THESE are tough times for the co-operative movement. The bad debts of the Co-op Bank combined with the bad behaviour of its former chairman are deeply embarrassing and a heavy blow.
Leaving aside the more salacious aspects, which of course the Tories and the right-wing press have seized upon – no doubt they think their banker friends are paragons of sober virtue – at the heart of the Co-op Bank’s problems was the decision, advised by JP Morgan, to absorb the Brittania Building Society, with its huge portfolio of bad loans and debt.
This was then exacerbated by poor leadership within the bank and the inefficacy of the traditional accountability systems.
But bad management and financial decision-making are hardly unique to the Co-op Bank. Back in 2008, far larger banks went bust and the Government stepped in to rescue them.
At the moment it looks like this great ethical bank will fall into the hands of a couple of US hedge funds. It would cost us a tiny fraction of what we spent bailing out RBS and HBOS to save the Co-op Bank.
Just as importantly, we should not let these scandals diminish what a tremendous force for good the co-operative movement has been over the course of its venerable history.

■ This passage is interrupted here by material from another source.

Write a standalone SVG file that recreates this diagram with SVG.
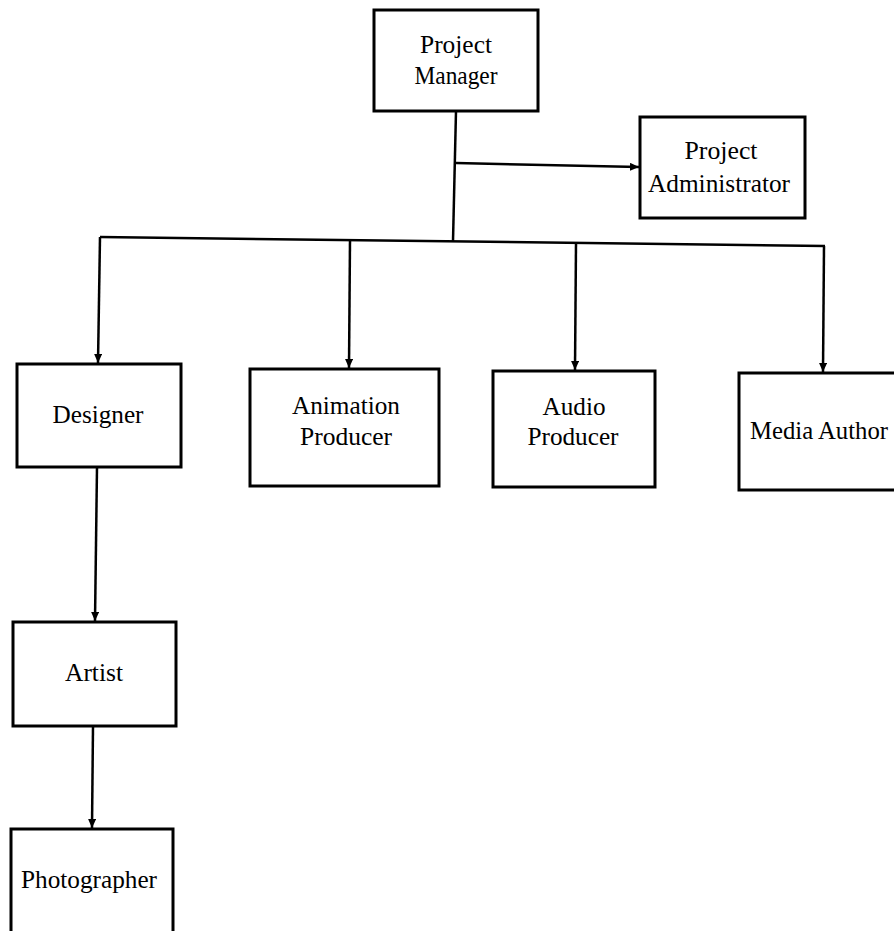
<svg xmlns="http://www.w3.org/2000/svg" width="894" height="931" viewBox="0 0 894 931">
<style>
.box{fill:#fff;stroke:#000;stroke-width:3}
.lbl{font-family:"Liberation Serif","Times New Roman",serif;font-size:25px;fill:#000;text-anchor:middle}
.ln{fill:none;stroke:#000;stroke-width:2.5}
</style>
<defs>
<marker id="ah" markerUnits="userSpaceOnUse" markerWidth="10" markerHeight="8" refX="9" refY="4" orient="auto">
<path d="M0,0 L9,4 L0,8 z" fill="#000"/>
</marker>
</defs>
<rect width="894" height="931" fill="#fff"/>
<g id="connectors">
<path class="ln" d="M456,111 L453,241"/>
<path class="ln" d="M456,163 L639,167" marker-end="url(#ah)"/>
<path class="ln" d="M100,237 L825,246"/>
<path class="ln" d="M100,237 L98,363" marker-end="url(#ah)"/>
<path class="ln" d="M350,240 L349,368" marker-end="url(#ah)"/>
<path class="ln" d="M576,243 L575,370" marker-end="url(#ah)"/>
<path class="ln" d="M824,246 L823,372" marker-end="url(#ah)"/>
<path class="ln" d="M97,467 L95,621" marker-end="url(#ah)"/>
<path class="ln" d="M93,726 L92,828" marker-end="url(#ah)"/>
</g>
<g id="project-manager">
<rect class="box" x="374" y="10" width="164" height="101"/>
<text class="lbl" x="456" y="53" textLength="72" lengthAdjust="spacingAndGlyphs">Project</text>
<text class="lbl" x="456" y="84" textLength="83" lengthAdjust="spacingAndGlyphs">Manager</text>
</g>
<g id="project-administrator">
<rect class="box" x="640" y="117" width="165" height="101"/>
<text class="lbl" x="721" y="159" textLength="73" lengthAdjust="spacingAndGlyphs">Project</text>
<text class="lbl" x="719" y="192" textLength="142" lengthAdjust="spacingAndGlyphs">Administrator</text>
</g>
<g id="designer">
<rect class="box" x="17" y="364" width="164" height="103"/>
<text class="lbl" x="98" y="423" textLength="91" lengthAdjust="spacingAndGlyphs">Designer</text>
</g>
<g id="animation-producer">
<rect class="box" x="250" y="369" width="189" height="117"/>
<text class="lbl" x="346" y="414" textLength="108" lengthAdjust="spacingAndGlyphs">Animation</text>
<text class="lbl" x="346" y="445" textLength="92" lengthAdjust="spacingAndGlyphs">Producer</text>
</g>
<g id="audio-producer">
<rect class="box" x="493" y="371" width="162" height="116"/>
<text class="lbl" x="574" y="415" textLength="63" lengthAdjust="spacingAndGlyphs">Audio</text>
<text class="lbl" x="573" y="445" textLength="91" lengthAdjust="spacingAndGlyphs">Producer</text>
</g>
<g id="media-author">
<rect class="box" x="739" y="373" width="170" height="117"/>
<text class="lbl" x="819" y="439" textLength="138" lengthAdjust="spacingAndGlyphs">Media Author</text>
</g>
<g id="artist">
<rect class="box" x="13" y="622" width="163" height="104"/>
<text class="lbl" x="94" y="681" textLength="58" lengthAdjust="spacingAndGlyphs">Artist</text>
</g>
<g id="photographer">
<rect class="box" x="11" y="829" width="162" height="116"/>
<text class="lbl" x="89" y="888" textLength="136" lengthAdjust="spacingAndGlyphs">Photographer</text>
</g>
</svg>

During the industrial revolution workers in the emerging mill towns, mining communities and other industrial centres created a range of institutions to protect themselves from the vicissitudes of a new, harsh industrial environment.
Co-operative shops were created by their members providing good quality food and other provisions at reasonable prices..
These same communities created mutual building societies to build homes for workers as well as host burial clubs. Holiday funds and a range of new social organisations sprung up to make life in industrial Britain at least tolerable.
The men and women who created the co-operatives founded them on a strong set of ethical values which were embedded by the Rochdale Principles of open membership, democratic control, payment of dividend and promotion of education.
The early co-operatives proliferated – they developed federations and common purchasing organisations such as the Co-operative Wholesale Society, and by the 1930s were the biggest food retailers in Britain. Time has moved on, but cooperatives are still needed today.
We need credit unions to take on Wonga and the other exorbitant payday lenders; we need cooperative grocery stores which source their food ethically to take on the big supermarkets; and we need a mortgage provider offering mortgages at reasonable rates. Most of all, in a time of unfettered capitalism when the welfare state is deteriorating, we need the values of co-operation and compassion that the Co-operative movement embodies.
But the Co-op Group does need to reform to remain as relevant. The Co-op rightly prides itself on being transparent and democratic; the problem is that people do not have the same stake in cooperative institutions as they once did.
Nowadays the organisation is larger and more diffuse and consumers can go elsewhere to buy goods or get mortgages, so they have less of a stake in how it is run. To rectify this, I believe the Co-op should introduce employee ownership along the lines of the John Lewis model.
Co-operative employees would have a real stake in the organisation because if it was badly run, they would not get paid. It would make the system much more accountable, preventing the likes of Paul Flowers from getting to the top.
We must also rebuild and retool our organisation and its businesses to take into account the increasing importance of exciting new areas such as social impact investing and the huge array of new social enterprises. Much is happening in this space and the Co-op must ensure it is involved, infusing these developments with its radical ethical spirit.
With its proud history and timeless values, it still has much to offer.
• Barry Sheerman is the Labour MP for Huddersfield.